Fehmi Koru bu yazısıyla, durulmaya başlayan Türkiye’nin sularını bulandırıyor ve böylece bulanık suda balık avlamak, kendi yaptıklarını PKK’nin üstüne yıkıp, süreci baltalamak isteyenlere bilerek, ya da bilmeyerek yardım etmiş oluyor. Tekrar vurgulayalım: Bir Ergenekon artığı, bir yeri patlatsa ve “Koru’nun da dediği gibi, ilk olağan şüpheli PKK”dir diye bir de demeç verse, Koru yaptığı marifetten hoşnut olacak mı?

Başbakan bile Reyhanlı’da meydana gelen “terör” eylemini çözüm sürecine karşı olanların yaptığını söylerken, Fehmi Koru’nun “çözüm sürecinin” muhatabı PKK’yi hedef alması açıklanmaya muhtaç, çok şüpheli bir tutumdur.

Hükümetin yarı-resmi organında Başyazarlık yapan Koru’nun PKK’yi “ilk olağan şüpheliler listesinden” çıkarması gerekiyor.

Bu ne biçim “çözüm süreci” taraftarlığıdır ki, Avrupa Konseyi, yazdığı rapordan “PKK terör örgütüdür” laflarını çıkarırken, Hükümetin Başyazarı Koru, PKK’yi, üstelik Başbakan’a, İçişleri Bakanına, Başbakan Yardımcısına karşı “olağan şüpheliler listesinin birinci sırasına” koyuyor.

Fehmi Koru bu tutumuyla hızla irtifa kaybediyor.

Barış ciddiyet isteyen büyük bir meseledir ve önce Kürt kamuoyu, arkasından barıştan yana Türk kamuoyu, bu gidişle Fehmi Koru’yu ciddiye almakta zorlanacaktır.

Şimdi biz kalksak, bomba yüklü kamyonları Hükümet’in ve Fehmi Koru’nun, ilk olağan şüpheli olarak patlatmış olabileceğini, bunu da, Başbakan’ın ABD gezisi öncesinde, Suriye’ye askeri bir müdahale ortamı yaratmak amacıyla yapmış olabileceğini yazsak, bu “ciddi” bir tutum olur mu?

Şöyle diyeyim: Elde kanıt olmadan böyle bir iddia “ciddi” olmaz. Ama Koru’nun “ilk olağan şüpheli PKK” iddiasına göre, “Hükümet ve Koru ilk olağan şüpheli” tezi nisbeten daha ciddidir.
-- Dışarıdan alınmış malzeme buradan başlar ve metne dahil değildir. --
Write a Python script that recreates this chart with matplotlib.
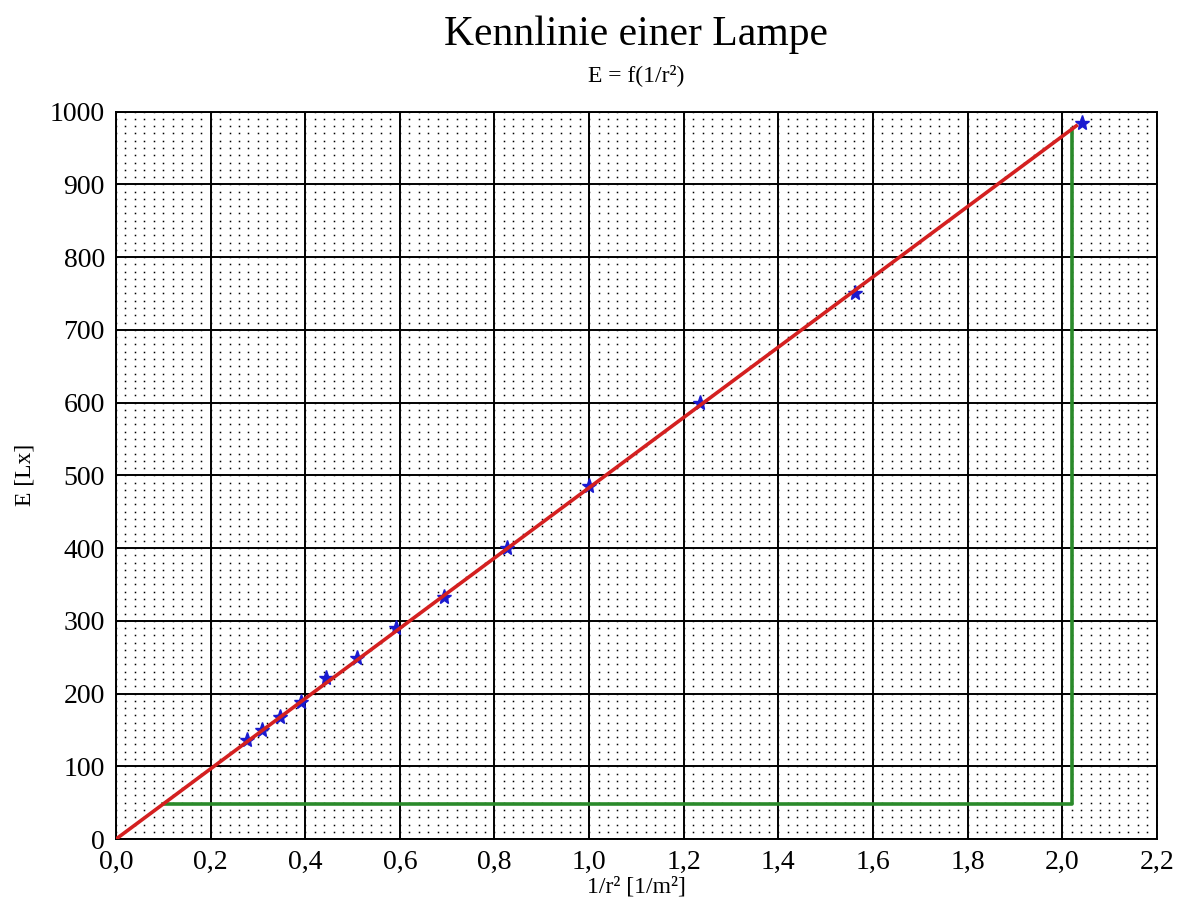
import matplotlib
matplotlib.use("Agg")
import matplotlib.pyplot as plt
import numpy as np
from matplotlib.ticker import FuncFormatter, MultipleLocator

plt.rcParams["font.family"] = ["Liberation Serif", "DejaVu Serif"]

# measured points: 1/r^2 in 1/m^2, illuminance E in Lx
inv_r2 = [0.277, 0.309, 0.346, 0.391, 0.444, 0.510, 0.592, 0.694, 0.826, 1.000, 1.235, 1.563, 2.041]
E_lx = [136, 150, 168, 188, 222, 249, 290, 333, 400, 485, 600, 750, 985]

# fitted line through origin and slope triangle
fit_x = [0.0, 2.03]
fit_slope = 483.0
tri_x = [0.1, 2.02]

fig = plt.figure(figsize=(11.84, 9.15), dpi=100)
ax = fig.add_axes([0.098, 0.083, 0.879, 0.795])

ax.set_xlim(0, 2.2)
ax.set_ylim(0, 1000)
ax.xaxis.set_major_locator(MultipleLocator(0.2))
ax.yaxis.set_major_locator(MultipleLocator(100))
ax.xaxis.set_major_formatter(FuncFormatter(lambda v, p: f"{v:.1f}".replace(".", ",")))

# dotted fine grid: a dot at each minor intersection
gx, gy = np.meshgrid(np.arange(0, 2.2001, 0.02), np.arange(0, 1000.01, 10))
ax.plot(gx.ravel(), gy.ravel(), linestyle="none", marker="s", markersize=1.1,
        markeredgewidth=0, color="black", zorder=0)
ax.grid(True, which="major", color="black", linewidth=1.4, zorder=1)
ax.set_axisbelow(True)

# slope triangle
y0 = fit_slope * tri_x[0]
y1 = fit_slope * tri_x[1]
ax.plot([tri_x[0], tri_x[1], tri_x[1]], [y0, y0, y1], color="#2a8a2a", linewidth=2.6, zorder=2)

ax.plot(inv_r2, E_lx, linestyle="none", marker="*", markersize=11, color="#1a1ad0",
        markeredgecolor="#1a1ad0", zorder=3)
ax.plot(fit_x, [fit_slope * v for v in fit_x], color="#d42020", linewidth=2.6, zorder=4)

for s in ax.spines.values():
    s.set_linewidth(1.4)
ax.tick_params(length=0, labelsize=20)
ax.tick_params(axis="x", pad=8)
ax.tick_params(axis="y", pad=8)

ax.set_xlabel("1/r² [1/m²]", fontsize=17, labelpad=1)
ax.set_ylabel("E [Lx]", fontsize=17, labelpad=10)

fig.text(0.537, 0.962, "Kennlinie einer Lampe", ha="center", va="center", fontsize=30)
fig.text(0.537, 0.918, "E = f(1/r²)", ha="center", va="center", fontsize=17)

fig.savefig("out.png", dpi=100)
Nitekim Rusya’da Duma Dışişleri sözcülerinden birisi tam da bu “ihtimale” dikkat çekmiştir. Bu “terör” eylemini, “Suriye’de planlanan görüşmeleri” baltalamak isteyenlerin yapmış olma ihtimalinden söz etmiştir. Ama dünyanın hiçbir ülkesinde Fehmi Koru’dan başka hiç kimse, bu kanlı saldırıdan dolayı PKK’yi suçlamamıştır.

Yani ciddiyetsizlik dünya çapındadır.